A History and Experience of Bloomsday in Lisbon 2012-2022
DOI:
https://doi.org/10.11606/issn.2595-8127.v25i1p69-98Keywords:
Ulysses, Bloomsday, LisbonAbstract
This text is an account of “Bloomsday”(a celebration of the day in which James Joyce’s Ulysses is set) in Lisbon in the years 2012-2022, from the perspective of the director of the event. I have always tried to interweave Ireland, Portugal and Brazil in the encounter with Joyce with ourselves and our sounds in language and music, with our diverse locations, and with the different translations of Ulysses.

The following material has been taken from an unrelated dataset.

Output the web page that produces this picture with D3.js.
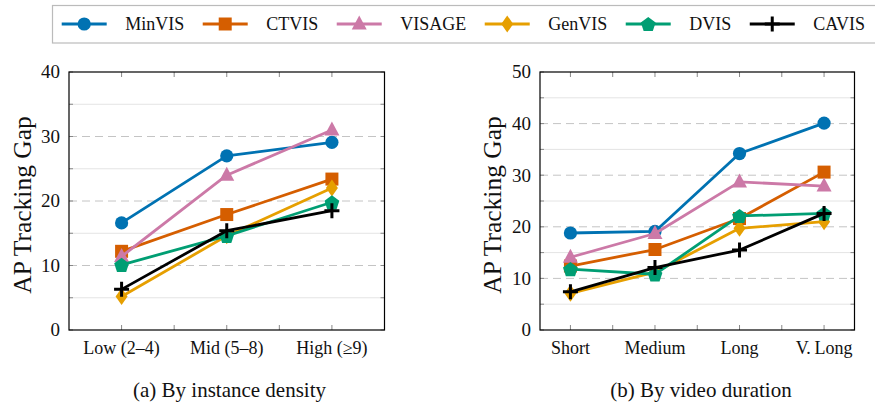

The vision has always been to combine entertainment and a subversive joy via music, performative readings and remarks on Ulysses, together with diving deep into the philosophical panorama and profound possibilities of experimenting with language through everyday characters and the experience of life and death within a simple story that encompasses Joyce’s “chaosmos.” Crucially, it is in reading and hearing the text aloud where one enters literature as reality and as a vivid experience. This text also brings up two fascinating reviews of Ulysses which were an inspiration for Bloomsday in 2022: one from 1922 by Shane Leslie (the son of a protestant Anglo-Irish landlord, who converted to Catholicism) where he referred to the book as “literary Bolshevism”; and the other from 1935 by Karl Radek (a Bolshevik leader of the Russian Revolution of 1917) who called it “a heap of dung, crawling with worms.” In their negative critique from opposite ends of the political spectrum, they nevertheless capture the revolutionary spirit and “epic of the human body” of the book in which we are still learning to catch up with and to flourish.